Key Operational Distinction: Agency Authority

The most important legal difference between the two models centers on Agency Authority—the power to legally bind the company. This distinction impacts daily interactions with banks, vendors, and clients:

Action Member-Managed LLC Manager-Managed LLC Who has Legal Authority? Every Member. Only the designated Manager(s). Signing a Lease/Contract Any Member can sign. Only the Manager can sign. Opening a Bank Account Any Member can be authorized. Only the Manager can be authorized. Perception by Third Parties Third parties must verify authority of multiple people. Authority is clearly centralized in one or a few titles.

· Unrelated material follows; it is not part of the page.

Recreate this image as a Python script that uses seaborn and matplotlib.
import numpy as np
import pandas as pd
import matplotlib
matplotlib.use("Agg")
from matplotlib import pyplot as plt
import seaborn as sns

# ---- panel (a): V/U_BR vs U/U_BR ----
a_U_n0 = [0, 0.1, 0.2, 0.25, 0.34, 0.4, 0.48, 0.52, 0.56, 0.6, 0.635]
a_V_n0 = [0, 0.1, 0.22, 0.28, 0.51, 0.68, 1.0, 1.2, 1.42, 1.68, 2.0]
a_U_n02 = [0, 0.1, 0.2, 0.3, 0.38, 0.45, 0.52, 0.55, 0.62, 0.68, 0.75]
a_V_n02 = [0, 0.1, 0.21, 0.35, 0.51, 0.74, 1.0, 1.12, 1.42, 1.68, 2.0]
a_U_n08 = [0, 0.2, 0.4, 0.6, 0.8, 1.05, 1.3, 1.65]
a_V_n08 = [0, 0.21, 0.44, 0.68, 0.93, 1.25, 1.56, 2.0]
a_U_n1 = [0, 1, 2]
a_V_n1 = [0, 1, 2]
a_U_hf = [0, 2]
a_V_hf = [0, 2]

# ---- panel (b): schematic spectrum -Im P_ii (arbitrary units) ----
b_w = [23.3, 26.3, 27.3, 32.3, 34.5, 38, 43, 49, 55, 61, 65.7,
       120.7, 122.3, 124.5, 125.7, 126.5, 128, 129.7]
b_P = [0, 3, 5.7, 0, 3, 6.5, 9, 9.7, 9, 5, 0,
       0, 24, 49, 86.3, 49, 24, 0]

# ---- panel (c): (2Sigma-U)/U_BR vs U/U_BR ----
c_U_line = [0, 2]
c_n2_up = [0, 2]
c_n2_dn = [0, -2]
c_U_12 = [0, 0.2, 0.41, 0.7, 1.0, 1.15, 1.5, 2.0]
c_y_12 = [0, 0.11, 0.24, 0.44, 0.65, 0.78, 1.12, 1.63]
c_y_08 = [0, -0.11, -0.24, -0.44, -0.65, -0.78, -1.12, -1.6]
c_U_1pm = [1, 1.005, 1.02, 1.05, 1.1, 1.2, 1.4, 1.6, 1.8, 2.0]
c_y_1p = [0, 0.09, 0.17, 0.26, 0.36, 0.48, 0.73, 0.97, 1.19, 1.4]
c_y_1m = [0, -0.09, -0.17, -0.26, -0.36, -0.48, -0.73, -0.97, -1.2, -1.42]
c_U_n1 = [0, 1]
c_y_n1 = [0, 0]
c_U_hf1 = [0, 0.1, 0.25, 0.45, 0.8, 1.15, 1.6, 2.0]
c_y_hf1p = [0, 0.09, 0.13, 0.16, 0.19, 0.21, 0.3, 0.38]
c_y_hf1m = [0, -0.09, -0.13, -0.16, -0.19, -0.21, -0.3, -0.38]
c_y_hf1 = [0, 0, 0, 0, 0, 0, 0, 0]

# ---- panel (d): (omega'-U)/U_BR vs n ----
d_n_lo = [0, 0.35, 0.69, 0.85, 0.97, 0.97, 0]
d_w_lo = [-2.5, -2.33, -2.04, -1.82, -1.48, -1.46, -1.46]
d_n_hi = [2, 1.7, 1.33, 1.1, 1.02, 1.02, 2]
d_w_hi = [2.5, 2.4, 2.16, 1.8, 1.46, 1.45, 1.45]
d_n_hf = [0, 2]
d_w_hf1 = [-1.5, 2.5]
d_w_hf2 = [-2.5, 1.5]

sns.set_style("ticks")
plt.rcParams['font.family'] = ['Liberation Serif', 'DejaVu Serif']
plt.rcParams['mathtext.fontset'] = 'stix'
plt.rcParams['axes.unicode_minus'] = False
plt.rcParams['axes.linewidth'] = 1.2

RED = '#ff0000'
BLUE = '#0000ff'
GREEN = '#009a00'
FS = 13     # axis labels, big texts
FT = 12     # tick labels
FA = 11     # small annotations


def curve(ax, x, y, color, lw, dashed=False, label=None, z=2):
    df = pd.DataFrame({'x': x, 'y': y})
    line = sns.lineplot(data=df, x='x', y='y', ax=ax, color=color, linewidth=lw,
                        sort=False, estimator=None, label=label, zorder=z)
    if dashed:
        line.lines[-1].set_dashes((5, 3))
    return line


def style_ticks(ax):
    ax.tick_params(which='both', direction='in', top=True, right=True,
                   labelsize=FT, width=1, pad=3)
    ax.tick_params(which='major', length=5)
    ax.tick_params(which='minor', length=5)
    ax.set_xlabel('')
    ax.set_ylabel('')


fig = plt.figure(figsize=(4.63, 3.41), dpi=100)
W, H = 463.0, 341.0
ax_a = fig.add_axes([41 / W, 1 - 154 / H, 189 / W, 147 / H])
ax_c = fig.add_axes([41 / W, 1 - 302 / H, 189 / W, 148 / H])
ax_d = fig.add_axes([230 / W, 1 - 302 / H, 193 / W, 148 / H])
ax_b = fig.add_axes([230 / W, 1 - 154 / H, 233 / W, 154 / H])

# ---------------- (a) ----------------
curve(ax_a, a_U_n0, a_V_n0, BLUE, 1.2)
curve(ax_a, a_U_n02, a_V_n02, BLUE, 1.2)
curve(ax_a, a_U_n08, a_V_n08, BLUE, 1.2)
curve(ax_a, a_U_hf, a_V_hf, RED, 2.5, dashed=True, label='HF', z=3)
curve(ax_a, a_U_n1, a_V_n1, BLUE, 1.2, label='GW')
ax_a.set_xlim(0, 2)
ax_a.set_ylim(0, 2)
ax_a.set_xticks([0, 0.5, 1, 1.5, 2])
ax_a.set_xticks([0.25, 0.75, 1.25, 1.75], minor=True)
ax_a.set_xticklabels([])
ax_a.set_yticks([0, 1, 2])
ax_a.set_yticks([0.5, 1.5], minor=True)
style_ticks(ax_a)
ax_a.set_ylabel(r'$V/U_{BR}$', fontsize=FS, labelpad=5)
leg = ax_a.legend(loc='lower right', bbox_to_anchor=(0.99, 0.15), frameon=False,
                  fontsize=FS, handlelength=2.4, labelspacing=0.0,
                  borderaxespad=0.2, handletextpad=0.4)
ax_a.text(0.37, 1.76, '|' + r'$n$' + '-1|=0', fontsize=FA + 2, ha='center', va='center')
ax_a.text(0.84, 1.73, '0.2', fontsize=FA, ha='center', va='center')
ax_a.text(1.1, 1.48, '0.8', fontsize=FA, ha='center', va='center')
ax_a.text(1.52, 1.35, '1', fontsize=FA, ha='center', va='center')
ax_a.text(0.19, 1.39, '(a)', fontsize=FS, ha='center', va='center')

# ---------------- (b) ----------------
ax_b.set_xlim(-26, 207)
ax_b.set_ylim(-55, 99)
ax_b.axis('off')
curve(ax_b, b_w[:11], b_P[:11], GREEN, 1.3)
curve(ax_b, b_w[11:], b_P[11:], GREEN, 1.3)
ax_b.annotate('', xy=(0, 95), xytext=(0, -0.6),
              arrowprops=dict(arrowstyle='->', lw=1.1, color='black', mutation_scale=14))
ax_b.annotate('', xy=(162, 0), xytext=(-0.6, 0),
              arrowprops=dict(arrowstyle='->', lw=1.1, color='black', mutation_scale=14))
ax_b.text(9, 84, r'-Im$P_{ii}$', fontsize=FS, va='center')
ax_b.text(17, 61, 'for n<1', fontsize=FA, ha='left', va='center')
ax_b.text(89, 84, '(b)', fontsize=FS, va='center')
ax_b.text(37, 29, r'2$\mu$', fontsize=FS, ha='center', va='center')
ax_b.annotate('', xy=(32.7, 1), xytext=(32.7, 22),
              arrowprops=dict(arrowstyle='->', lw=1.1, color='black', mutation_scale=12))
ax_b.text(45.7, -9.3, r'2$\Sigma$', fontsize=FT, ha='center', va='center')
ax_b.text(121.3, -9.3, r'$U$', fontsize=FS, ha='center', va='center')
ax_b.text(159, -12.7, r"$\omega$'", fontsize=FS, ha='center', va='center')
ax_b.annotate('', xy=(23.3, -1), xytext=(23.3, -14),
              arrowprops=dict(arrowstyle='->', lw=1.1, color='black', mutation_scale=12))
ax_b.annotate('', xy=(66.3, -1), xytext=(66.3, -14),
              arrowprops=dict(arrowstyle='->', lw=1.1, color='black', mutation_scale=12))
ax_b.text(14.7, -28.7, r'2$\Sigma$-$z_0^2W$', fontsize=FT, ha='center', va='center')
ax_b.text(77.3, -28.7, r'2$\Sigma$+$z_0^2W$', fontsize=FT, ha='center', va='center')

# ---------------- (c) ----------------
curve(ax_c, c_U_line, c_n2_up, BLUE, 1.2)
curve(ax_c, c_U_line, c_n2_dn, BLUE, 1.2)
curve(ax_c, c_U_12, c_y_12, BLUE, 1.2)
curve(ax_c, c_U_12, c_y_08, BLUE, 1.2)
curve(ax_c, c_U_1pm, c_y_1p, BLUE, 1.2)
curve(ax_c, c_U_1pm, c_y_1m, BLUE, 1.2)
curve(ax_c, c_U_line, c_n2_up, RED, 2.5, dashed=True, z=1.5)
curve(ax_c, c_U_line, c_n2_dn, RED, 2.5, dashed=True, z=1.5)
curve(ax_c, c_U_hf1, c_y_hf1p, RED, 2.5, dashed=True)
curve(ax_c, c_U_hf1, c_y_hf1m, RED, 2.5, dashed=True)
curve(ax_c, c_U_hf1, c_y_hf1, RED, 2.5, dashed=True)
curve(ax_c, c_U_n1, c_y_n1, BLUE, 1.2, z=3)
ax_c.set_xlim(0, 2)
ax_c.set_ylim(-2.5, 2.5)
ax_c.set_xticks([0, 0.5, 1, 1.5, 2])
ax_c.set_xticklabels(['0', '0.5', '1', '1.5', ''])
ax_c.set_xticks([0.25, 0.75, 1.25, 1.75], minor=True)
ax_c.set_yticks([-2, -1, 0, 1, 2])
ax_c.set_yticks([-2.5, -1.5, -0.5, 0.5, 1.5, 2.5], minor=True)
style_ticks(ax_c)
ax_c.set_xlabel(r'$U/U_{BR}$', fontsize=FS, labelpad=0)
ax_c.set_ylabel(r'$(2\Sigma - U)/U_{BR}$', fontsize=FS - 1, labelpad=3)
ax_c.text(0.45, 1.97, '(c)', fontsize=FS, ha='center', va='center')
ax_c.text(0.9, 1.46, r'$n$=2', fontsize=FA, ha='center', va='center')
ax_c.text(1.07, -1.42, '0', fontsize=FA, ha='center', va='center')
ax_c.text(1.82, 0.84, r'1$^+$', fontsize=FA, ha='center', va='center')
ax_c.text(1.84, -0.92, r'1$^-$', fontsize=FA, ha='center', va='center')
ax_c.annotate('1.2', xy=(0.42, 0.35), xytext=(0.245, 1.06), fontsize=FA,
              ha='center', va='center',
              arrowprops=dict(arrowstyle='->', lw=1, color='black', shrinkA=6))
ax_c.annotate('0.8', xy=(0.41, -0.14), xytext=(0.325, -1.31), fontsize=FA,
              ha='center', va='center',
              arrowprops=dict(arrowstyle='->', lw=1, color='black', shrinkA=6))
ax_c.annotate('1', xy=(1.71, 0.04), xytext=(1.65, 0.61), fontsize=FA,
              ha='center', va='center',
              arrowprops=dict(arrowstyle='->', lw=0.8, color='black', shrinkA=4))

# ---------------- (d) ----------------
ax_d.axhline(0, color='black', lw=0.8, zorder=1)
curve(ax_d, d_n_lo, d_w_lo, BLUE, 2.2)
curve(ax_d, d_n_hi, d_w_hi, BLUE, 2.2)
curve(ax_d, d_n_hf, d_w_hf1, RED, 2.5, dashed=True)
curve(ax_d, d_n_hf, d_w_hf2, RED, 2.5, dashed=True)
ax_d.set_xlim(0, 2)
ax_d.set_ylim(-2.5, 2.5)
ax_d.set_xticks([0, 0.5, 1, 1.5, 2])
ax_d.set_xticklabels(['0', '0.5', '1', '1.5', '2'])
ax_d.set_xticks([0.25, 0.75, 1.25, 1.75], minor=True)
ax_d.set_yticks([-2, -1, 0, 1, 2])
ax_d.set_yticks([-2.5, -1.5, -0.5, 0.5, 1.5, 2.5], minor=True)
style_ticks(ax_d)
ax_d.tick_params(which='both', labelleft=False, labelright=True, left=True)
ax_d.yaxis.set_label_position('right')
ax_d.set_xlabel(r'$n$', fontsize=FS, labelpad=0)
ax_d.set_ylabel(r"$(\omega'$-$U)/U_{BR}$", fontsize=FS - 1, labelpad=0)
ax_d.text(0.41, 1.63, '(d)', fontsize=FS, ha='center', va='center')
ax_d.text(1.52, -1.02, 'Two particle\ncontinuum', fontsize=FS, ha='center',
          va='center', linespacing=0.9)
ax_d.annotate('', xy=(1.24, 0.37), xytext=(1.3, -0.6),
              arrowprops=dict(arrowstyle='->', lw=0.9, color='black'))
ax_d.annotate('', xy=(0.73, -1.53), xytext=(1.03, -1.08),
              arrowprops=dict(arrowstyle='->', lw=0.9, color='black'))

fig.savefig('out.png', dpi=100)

For a business interacting frequently with external financial institutions, the clarity of a Manager-Managed structure can often simplify compliance. Banks prefer dealing with a singular "Manager" authorized to act, rather than trying to track down a consensus among several "Members."

A Note on Titles

The terms "Member" and "Manager" are roles, not professional titles. Regardless of the legal management structure chosen, your LLC can use professional titles like CEO, President, or Director. However, when dealing with legal or banking paperwork, the official title as defined in your Operating Agreement (Member or Manager) is what holds legal weight. For instance, in a Member-Managed LLC, the owner who handles finance may go by the title "CFO," but their legal authority derives from their role as a "Member."

Final Decision: Choosing Your Management Structure

The decision hinges on your business's complexity, growth trajectory, and the relationship between the owners:

  • Choose Member-Managed if: You have a small group of highly active owners who all contribute to operations, and you prioritize simplicity and direct control over specialization.
  • Choose Manager-Managed if: You have many owners, you plan to raise capital from passive investors, or you need to hire an external professional to handle complex daily operations.

Always ensure the management style you choose is clearly and thoroughly detailed in your LLC Operating Agreement to prevent future operational deadlock or unnecessary legal risk.